To underline the message, he put the group's grandiose headquarters on Millbank near the Houses of Parliament up for sale, cutting its staff from 1,200 to 400 (he wanted to make it 150). Then he scrapped all controls except for three parameters; profit, cash and strategic direction. The strategy boiled down to giving ICI's customers what they wanted, rather than what the group already made. It involved sweeping changes, such as swapping one of ICI's crown jewels, its polythene business, for BP's PVC operations, and withdrawing entirely from making polyester.

And it meant drastic redundancies. Over six years, ICI's workforce was cut by a third, following the severe cuts already made by his predecessor, Sir Maurice Hodgson, to whom many of his colleagues attributed Harvey-Jones' success. Politically, he was also untypical of his fellow industrialists. A founder member of the SDP, he became one of Margaret Thatcher's most bitter opponents in the business community, accusing her of decimating British manufacturing industry.

To ICI's shareholders, however, their new chairman rapidly became a hero. To their astonishment, in 1984 ICI became the first British industrial company to achieve profit of £1bn as a result of the way he had slimmed down the company's structure and sold off underperforming subsidiaries. The next year Harvey-Jones was knighted. He retired two years later, his departure soured by the discovery that his high profile had been deeply resented by his colleagues who felt, with some justice, that his success was partly due to the improvement in the British economy as a whole during his chairmanship. Moreover his successor, Sir Denys Henderson, had to sell off most of the acquisitions made during Harvey-Jones' chairmanship.

For Harvey-Jones his time after he left the chair of ICI was the very opposite of "retirement" – he once claimed that he was working a 120-hour week. After delivering the prestigious Dimbleby Lecture in 1990 came the fame associated with Troubleshooter.
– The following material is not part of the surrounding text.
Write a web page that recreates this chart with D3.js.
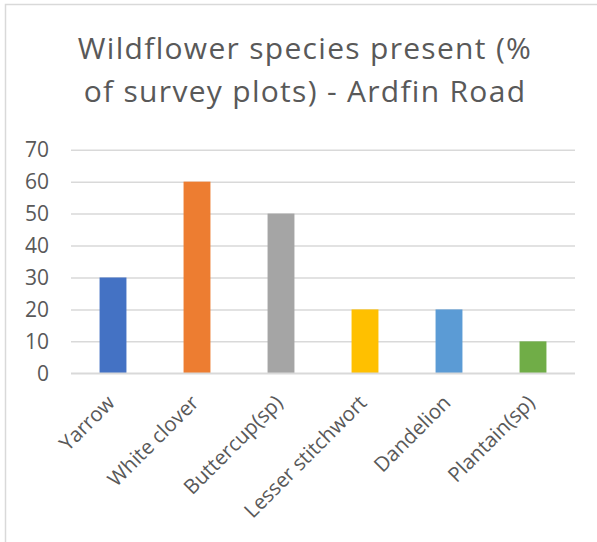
<!DOCTYPE html>
<html lang="en">
  <head>
    <meta charset="UTF-8" />
    <title>Wildflower species</title>
    <style>
      body { margin: 0; background: #fff; }
      text { font-family: "Open Sans", sans-serif; fill: #595959; }
    </style>
  </head>
  <body>
    <svg width="597" height="542"></svg>
    <script src="https://cdnjs.cloudflare.com/ajax/libs/d3/7.8.5/d3.min.js"></script>
    <script>
      var species = ["Yarrow", "White clover", "Buttercup(sp)", "Lesser stitchwort", "Dandelion", "Plantain(sp)"];
      var percent = [30, 60, 50, 20, 20, 10];
      var barColors = ["#4472C4", "#ED7D31", "#A5A5A5", "#FFC000", "#5B9BD5", "#70AD47"];
      var yTicks = [0, 10, 20, 30, 40, 50, 60, 70];
      var titleLines = ["Wildflower species present (%", "of survey plots) - Ardfin Road"];

      var svg = d3.select("svg");

      // chart frame (runs off the right and bottom of the picture)
      svg.append("rect")
        .attr("x", 5.5).attr("y", 4.5)
        .attr("width", 620).attr("height", 560)
        .attr("fill", "none")
        .attr("stroke", "#d9d9d9")
        .attr("stroke-width", 1.5);

      var x = d3.scaleBand()
        .domain(species)
        .range([71, 575])
        .paddingInner(0.68)
        .paddingOuter(0.34);

      var y = d3.scaleLinear()
        .domain([0, 70])
        .range([373.3, 149.7]);

      svg.append("g")
        .selectAll("text")
        .data(titleLines)
        .enter()
        .append("text")
        .attr("x", 305)
        .attr("y", function (d, i) { return 59 + i * 42.5; })
        .attr("text-anchor", "middle")
        .style("font-size", "30px")
        .style("letter-spacing", "1.3px")
        .text(function (d) { return d; });

      var yAxis = svg.append("g")
        .attr("transform", "translate(71,0)")
        .call(d3.axisLeft(y).tickValues(yTicks).tickSize(-504).tickPadding(22));
      yAxis.select(".domain").remove();
      yAxis.selectAll(".tick line")
        .attr("stroke", "#d9d9d9")
        .attr("stroke-width", 1.5);
      yAxis.selectAll(".tick text")
        .style("font-size", "21px")
        .style("font-family", "'Open Sans', sans-serif")
        .attr("fill", "#595959");

      svg.append("g")
        .selectAll("rect")
        .data(percent)
        .enter()
        .append("rect")
        .attr("x", function (d, i) { return x(species[i]); })
        .attr("y", function (d) { return y(d); })
        .attr("width", x.bandwidth())
        .attr("height", function (d) { return y(0) - y(d); })
        .attr("fill", function (d, i) { return barColors[i]; });

      // category axis line
      svg.append("line")
        .attr("x1", 71).attr("x2", 575)
        .attr("y1", y(0)).attr("y2", y(0))
        .attr("stroke", "#d9d9d9")
        .attr("stroke-width", 1.5);

      svg.append("g")
        .selectAll("text")
        .data(species)
        .enter()
        .append("text")
        .attr("text-anchor", "end")
        .attr("transform", function (d) {
          return "translate(" + (x(d) + x.bandwidth() / 2 + 3) + ",404) rotate(-45)";
        })
        .style("font-size", "20.5px")
        .text(function (d) { return d; });
    </script>
  </body>
</html>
Not all his "clients" appreciated his advice – most famously Morgan Motors took no notice, yet survived and flourished. New series in 1995 – produced a mere six weeks after a stroke – and 2000 kept him in the public eye. His rumbustious personality was naturally suited to television and made him far more public a figure, which gave him the authority to suggest that the BBC should be "slimmed down" and abandon rate-chasing networks like Radio 1.

His fame and thirst for work resulted in a mixed bag of jobs. They ranged from chairmanship of The Economist to the presidency of the town band at Ross-on-Wye, his home town, but also included some disasters, most obviously the bankruptcy of a financial services group of which he was chairman.

His first book, Making It Happen: reflections on leadership (1987), had been purely a business book; his second, Getting It Together (1991), was more personal. In it he confessed that from boyhood he had had a picture in his mind of the sort of person he wanted to be, "a sort of Boy's Own Paper composite, archetypal British gentleman – simultaneously strong and compassionate, stiff-lipped yet emotional, courageous both physically and morally, doing incessantly to others as you would be done to yourself". More interestingly he admitted to the inner conflct beween the outwardly confident and charismatic leader, his childish feelings of inadequacy and his desire to impress his father.